Given exercise: Print exactly the lines from the first one down to the line containing "(p14) at (105,706.5)", both ends included, with no pictures and nothing else.
====
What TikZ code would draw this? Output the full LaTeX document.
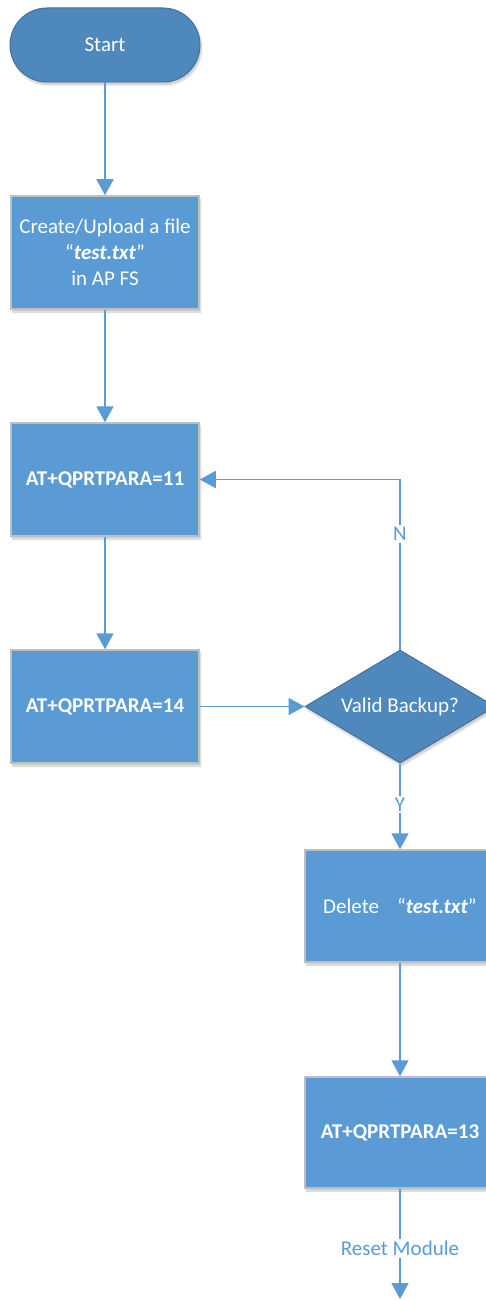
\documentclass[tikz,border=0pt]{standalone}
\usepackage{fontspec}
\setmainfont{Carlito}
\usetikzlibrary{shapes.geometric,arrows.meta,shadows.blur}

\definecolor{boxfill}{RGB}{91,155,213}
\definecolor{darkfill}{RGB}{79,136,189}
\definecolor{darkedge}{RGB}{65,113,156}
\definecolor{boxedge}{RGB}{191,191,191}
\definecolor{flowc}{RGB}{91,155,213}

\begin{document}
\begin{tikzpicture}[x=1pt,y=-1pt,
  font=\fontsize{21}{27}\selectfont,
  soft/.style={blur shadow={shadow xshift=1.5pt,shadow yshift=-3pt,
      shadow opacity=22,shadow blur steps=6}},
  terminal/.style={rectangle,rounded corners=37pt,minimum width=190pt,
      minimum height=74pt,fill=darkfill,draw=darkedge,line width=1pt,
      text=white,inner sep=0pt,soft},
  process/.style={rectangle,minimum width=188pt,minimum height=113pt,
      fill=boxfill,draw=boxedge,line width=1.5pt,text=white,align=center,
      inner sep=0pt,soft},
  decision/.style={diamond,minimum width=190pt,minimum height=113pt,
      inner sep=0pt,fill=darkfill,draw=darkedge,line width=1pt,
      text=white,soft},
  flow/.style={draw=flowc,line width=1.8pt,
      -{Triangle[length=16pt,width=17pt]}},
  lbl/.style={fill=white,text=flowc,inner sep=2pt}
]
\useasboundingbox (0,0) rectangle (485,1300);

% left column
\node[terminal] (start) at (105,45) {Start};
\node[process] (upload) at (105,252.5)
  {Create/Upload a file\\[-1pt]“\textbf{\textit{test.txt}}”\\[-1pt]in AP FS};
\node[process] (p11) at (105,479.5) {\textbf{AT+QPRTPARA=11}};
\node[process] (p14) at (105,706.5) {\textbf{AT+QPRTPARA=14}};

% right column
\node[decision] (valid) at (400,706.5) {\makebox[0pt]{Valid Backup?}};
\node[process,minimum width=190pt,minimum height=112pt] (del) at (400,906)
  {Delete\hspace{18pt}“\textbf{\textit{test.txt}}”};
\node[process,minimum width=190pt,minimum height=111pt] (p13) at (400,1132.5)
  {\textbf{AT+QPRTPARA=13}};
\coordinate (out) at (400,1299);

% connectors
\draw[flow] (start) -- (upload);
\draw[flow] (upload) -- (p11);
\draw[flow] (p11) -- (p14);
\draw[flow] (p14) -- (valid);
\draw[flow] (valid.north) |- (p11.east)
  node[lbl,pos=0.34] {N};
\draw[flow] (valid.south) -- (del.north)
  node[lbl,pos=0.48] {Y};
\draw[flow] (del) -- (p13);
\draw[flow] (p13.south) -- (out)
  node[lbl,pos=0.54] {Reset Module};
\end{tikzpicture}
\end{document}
====
Written response:
What TikZ code would draw this? Output the full LaTeX document.
\documentclass[tikz,border=0pt]{standalone}
\usepackage{fontspec}
\setmainfont{Carlito}
\usetikzlibrary{shapes.geometric,arrows.meta,shadows.blur}

\definecolor{boxfill}{RGB}{91,155,213}
\definecolor{darkfill}{RGB}{79,136,189}
\definecolor{darkedge}{RGB}{65,113,156}
\definecolor{boxedge}{RGB}{191,191,191}
\definecolor{flowc}{RGB}{91,155,213}

\begin{document}
\begin{tikzpicture}[x=1pt,y=-1pt,
  font=\fontsize{21}{27}\selectfont,
  soft/.style={blur shadow={shadow xshift=1.5pt,shadow yshift=-3pt,
      shadow opacity=22,shadow blur steps=6}},
  terminal/.style={rectangle,rounded corners=37pt,minimum width=190pt,
      minimum height=74pt,fill=darkfill,draw=darkedge,line width=1pt,
      text=white,inner sep=0pt,soft},
  process/.style={rectangle,minimum width=188pt,minimum height=113pt,
      fill=boxfill,draw=boxedge,line width=1.5pt,text=white,align=center,
      inner sep=0pt,soft},
  decision/.style={diamond,minimum width=190pt,minimum height=113pt,
      inner sep=0pt,fill=darkfill,draw=darkedge,line width=1pt,
      text=white,soft},
  flow/.style={draw=flowc,line width=1.8pt,
      -{Triangle[length=16pt,width=17pt]}},
  lbl/.style={fill=white,text=flowc,inner sep=2pt}
]
\useasboundingbox (0,0) rectangle (485,1300);

% left column
\node[terminal] (start) at (105,45) {Start};
\node[process] (upload) at (105,252.5)
  {Create/Upload a file\\[-1pt]“\textbf{\textit{test.txt}}”\\[-1pt]in AP FS};
\node[process] (p11) at (105,479.5) {\textbf{AT+QPRTPARA=11}};
\node[process] (p14) at (105,706.5) {\textbf{AT+QPRTPARA=14}};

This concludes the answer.